Semana passada, o acusado teve o pedido de habeas corpus negado. “Em alguns casos, ele recebia o veículo em consignação, vendia e deixava de pagar a parte cabida ao antigo proprietário e, em outros, ficava com o veículo financiado, revendia e não quitava os débitos, prejudicando tanto ao antigo proprietário como ao comprador”, afirma.
Segundo o delegado, denunciar esse tipo de crime é importante porque muitos proprietários acabam acertando as contas com os clientes antes de as conseqüências se tornarem mais graves. “Na hora da intimação, para evitar um inquérito, preferem pagar o que devem”, diz.

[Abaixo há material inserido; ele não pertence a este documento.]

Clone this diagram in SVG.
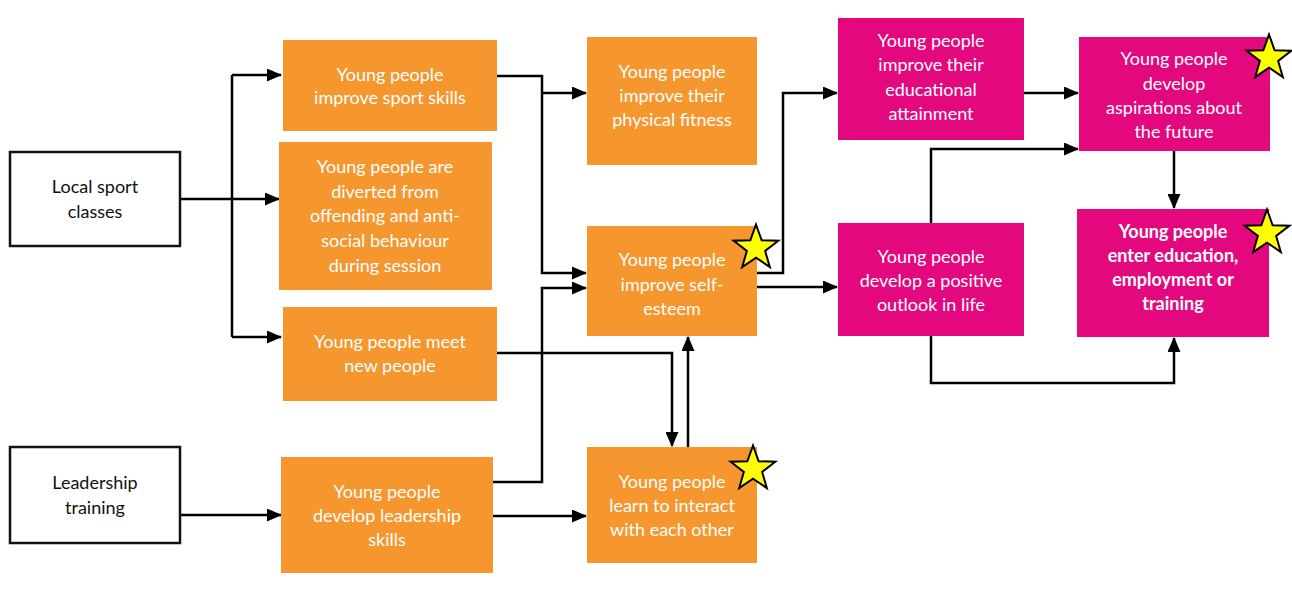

O delegado Luís Alberto Salles, do 4.º Distrito, conta que também já registrou denúncias contra revendas de carros, uma delas envolvendo vários clientes, no Santa Cândida. Os crimes são semelhantes aos da Emily ou Via Kennedy. “Mas os donos ficaram foragidos e permanecem assim até hoje”, afirma. O contrário, porém, também acontece. Semana passada, foi o dono de um veículo que falsificou um documento a fim de tentar enganar o revendedor. “Por isso, para os dois lados, é preciso ter cuidado e sempre conferir tudo pessoalmente para evitar prejuízos.”